Aber könnte es nicht doch sein, dass der Körper von der Evolution darauf getrimmt wurde, in der kargen Jahreszeit besonders effizient mit den Kalorien umzugehen und Überschuss in Depots anzulegen? Vielleicht nicht als Dämmmaterial, aber doch als Reserve, von der sich zehren lässt, wenn es im Winter an Nahrung mangelt? Schließlich waren die Menschen noch vor wenigen Generationen und noch weniger Jahrhunderten zumindest in den gemäßigten Breitengeraden sehr abhängig von den Jahreszeiten. Und auch vor Sesshaftwerdung und Landwirtschaft gab es nicht in jeder Weltregion, in die sich die Menschheit ausgebreitet hat, über den Jahreslauf konstant Nahrung. Schließlich gibt es ja reichlich Beispiele von Tieren, die sich eine Reserve für den Winterschlaf anfressen, wie Igel oder Siebenschläfer, oder für die Winterruhe, wie Bären.
Ein Übermaß an Kalorien bleibt die beste Erklärung
Dagegen spricht jedoch, dass Menschen keine Winterruhe machen. Außerdem schützen sich andere Landsäugetiere vor jahreszeitlichen Temperaturänderungen durch Fellwechsel, und der Mensch zieht sich den Wintermantel über, Stiefel an, Mütze auf. Mit Kälte umgehen kann der Mensch auch schon länger, als es Zentralheizungen gibt. Winterschlafende oder -ruhende Tier haben ihre Depots außerdem bereits im Herbst aufgefüllt, zu einer Zeit, in der Menschen zumindest in Japan, Deutschland und den USA tendenziell weniger wiegen als in den übrigen Monaten.
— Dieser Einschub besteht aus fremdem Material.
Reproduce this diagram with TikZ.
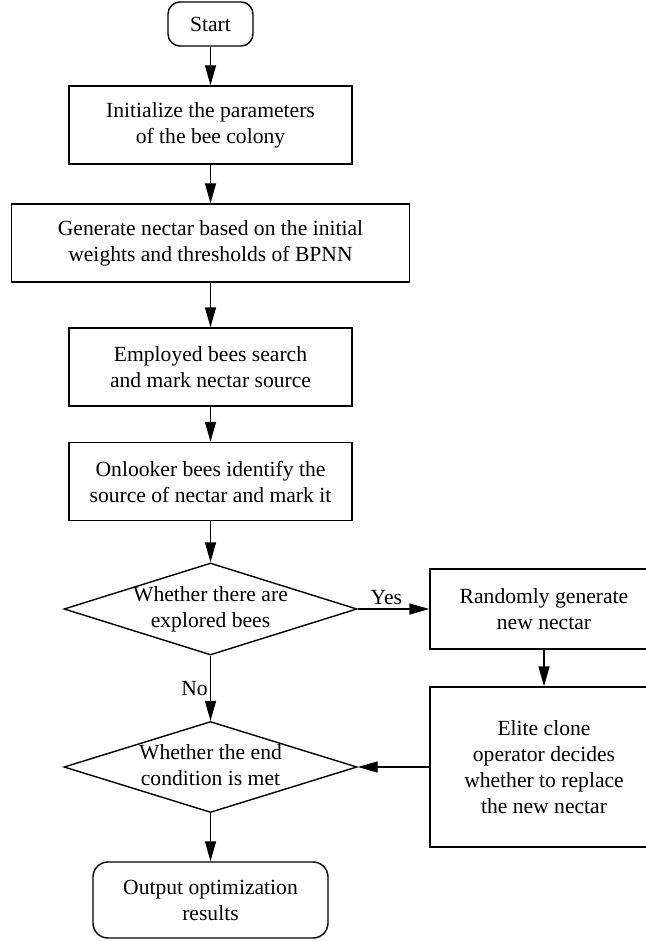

So bleibt als Erklärung für die im Winter wachsenden Speckpolster vor allem ganz banal: ein Übermaß an Kalorien. Womöglich hilft dabei aber auch die Art der Kalorien, die überreichlich zur Verfügung stehen. Denn Zucker und Butter sind nicht nur zentrale Zutaten für leckere Plätzchen, sondern auch für einen wachsenden Bauchumfang.
Falsches Fett zur falschen Jahreszeit ist ungesund, so lässt sich denn auch eine Untersuchung an Mäusen zusammenfassen, die im Oktober im Wissenschaftsjournal Science veröffentlicht wurde. Das Team um den Neurologen Louis Ptacek von der University of California in San Francisco wollte untersuchen, wie sich Ernährung und die biologische Uhr im Jahreslauf gegenseitig beeinflussen.
In ihren Fütterungsversuchen an Mäusen konnten die Forscher beobachten: Tiere, die im Winter überwiegend Nahrung mit gesättigten Fettsäuren zu sich nehmen, wie sie normalerweise eher im Sommer verfügbar ist, passten sich nicht so gut an kürzere Tageslängen an; die mit viel gesättigten Fettsäuren ernährten Mäuse wurden nachts später aktiv. Butter hat wenig ungesättigte Fettsäuren, Nüsse und pflanzliche Öle hingegen meist reichlich. Besonders deutlich war der Unterschied bei gehärteten Fetten, schreibt das Team. Solches wird aus technischen und Kostengründen oft in industriell gefertigter Nahrung verwendet. Aber ob solche Nahrung Menschen auch bequemer und dicker macht? Ob gesättigtes und gehärtetes Fett bei Menschen zu pralleren Speckdepots führe, sei mit ihrer Arbeit nicht gezeigt, schließen Ptacek und Team. Aber solange die Pfunde im Frühjahr wieder schwinden, spricht auch nichts gegen ein paar Kekse im Winter.